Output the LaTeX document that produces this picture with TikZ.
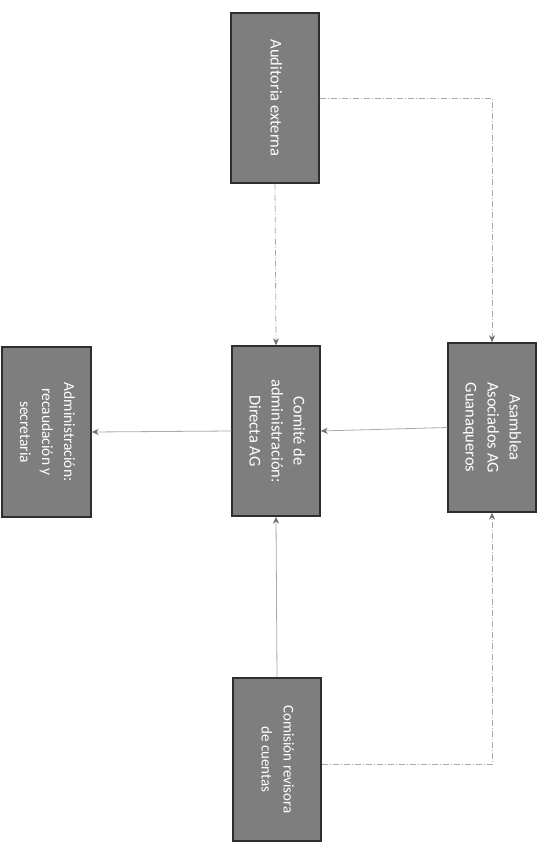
\documentclass[tikz,border=0pt]{standalone}
\usepackage{fontspec}
\setmainfont{Carlito}
\usetikzlibrary{arrows.meta}
\definecolor{boxfill}{HTML}{7E7E7E}
\definecolor{boxline}{HTML}{2E2E2E}
\definecolor{conn}{HTML}{A9A9A9}
\definecolor{tipcol}{HTML}{707070}
\tikzset{
  orgbox/.style={draw=boxline, line width=1.4pt, fill=boxfill, text=white,
    minimum width=88pt, minimum height=170pt, inner sep=0pt, shape=rectangle},
  link/.style={draw=conn, line width=0.8pt, -{Stealth[length=7pt,width=6pt,color=tipcol]}},
  dlink/.style={link, dash pattern=on 6pt off 2pt on 1pt off 2pt}
}
\newcommand{\vtext}[2]{\rotatebox{-90}{\fontsize{#1}{22}\selectfont\begin{tabular}{@{}c@{}}#2\end{tabular}}}
\begin{document}
\begin{tikzpicture}[x=1pt,y=1pt]
\useasboundingbox (0,0) rectangle (545,-842);
\fill[white] (0,0) rectangle (545,-842);
\node[orgbox] (aud) at (275,-98) {\vtext{16.5}{Auditoria externa}};
\node[orgbox] (com) at (276,-431) {\vtext{16.5}{Comité de\\administración:\\Directa AG}};
\node[orgbox, minimum height=169pt] (asa) at (492,-427.5) {\vtext{16.5}{Asamblea\\Asociados AG\\Guanaqueros}};
\node[orgbox, minimum width=89pt] (adm) at (46.5,-432) {\vtext{15.5}{Administración:\\recaudación y\\secretaria}};
\node[orgbox, minimum height=163pt] (cr) at (277,-759.5) {\vtext{15}{Comisión revisora\\de cuentas}};
\draw[dlink] (aud.south) -- (com.north);
\draw[dlink] (aud.east) -| (asa.north);
\draw[link] (asa.west) -- (com.east);
\draw[link] (com.west) -- (adm.east);
\draw[link] (cr.north) -- (com.south);
\draw[dlink] ([yshift=-5pt]cr.east) -| (asa.south);
\end{tikzpicture}
\end{document}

Goal of the exercise = Transcribe the material exactly, leaving every picture out.

Expected answer =
Output the LaTeX document that produces this picture with TikZ.
\documentclass[tikz,border=0pt]{standalone}
\usepackage{fontspec}
\setmainfont{Carlito}
\usetikzlibrary{arrows.meta}
\definecolor{boxfill}{HTML}{7E7E7E}
\definecolor{boxline}{HTML}{2E2E2E}
\definecolor{conn}{HTML}{A9A9A9}
\definecolor{tipcol}{HTML}{707070}
\tikzset{
  orgbox/.style={draw=boxline, line width=1.4pt, fill=boxfill, text=white,
    minimum width=88pt, minimum height=170pt, inner sep=0pt, shape=rectangle},
  link/.style={draw=conn, line width=0.8pt, -{Stealth[length=7pt,width=6pt,color=tipcol]}},
  dlink/.style={link, dash pattern=on 6pt off 2pt on 1pt off 2pt}
}
\newcommand{\vtext}[2]{\rotatebox{-90}{\fontsize{#1}{22}\selectfont\begin{tabular}{@{}c@{}}#2\end{tabular}}}
\begin{document}
\begin{tikzpicture}[x=1pt,y=1pt]
\useasboundingbox (0,0) rectangle (545,-842);
\fill[white] (0,0) rectangle (545,-842);
\node[orgbox] (aud) at (275,-98) {\vtext{16.5}{Auditoria externa}};
\node[orgbox] (com) at (276,-431) {\vtext{16.5}{Comité de\\administración:\\Directa AG}};
\node[orgbox, minimum height=169pt] (asa) at (492,-427.5) {\vtext{16.5}{Asamblea\\Asociados AG\\Guanaqueros}};
\node[orgbox, minimum width=89pt] (adm) at (46.5,-432) {\vtext{15.5}{Administración:\\recaudación y\\secretaria}};
\node[orgbox, minimum height=163pt] (cr) at (277,-759.5) {\vtext{15}{Comisión revisora\\de cuentas}};
\draw[dlink] (aud.south) -- (com.north);
\draw[dlink] (aud.east) -| (asa.north);
\draw[link] (asa.west) -- (com.east);
\draw[link] (com.west) -- (adm.east);
\draw[link] (cr.north) -- (com.south);
\draw[dlink] ([yshift=-5pt]cr.east) -| (asa.south);
\end{tikzpicture}
\end{document}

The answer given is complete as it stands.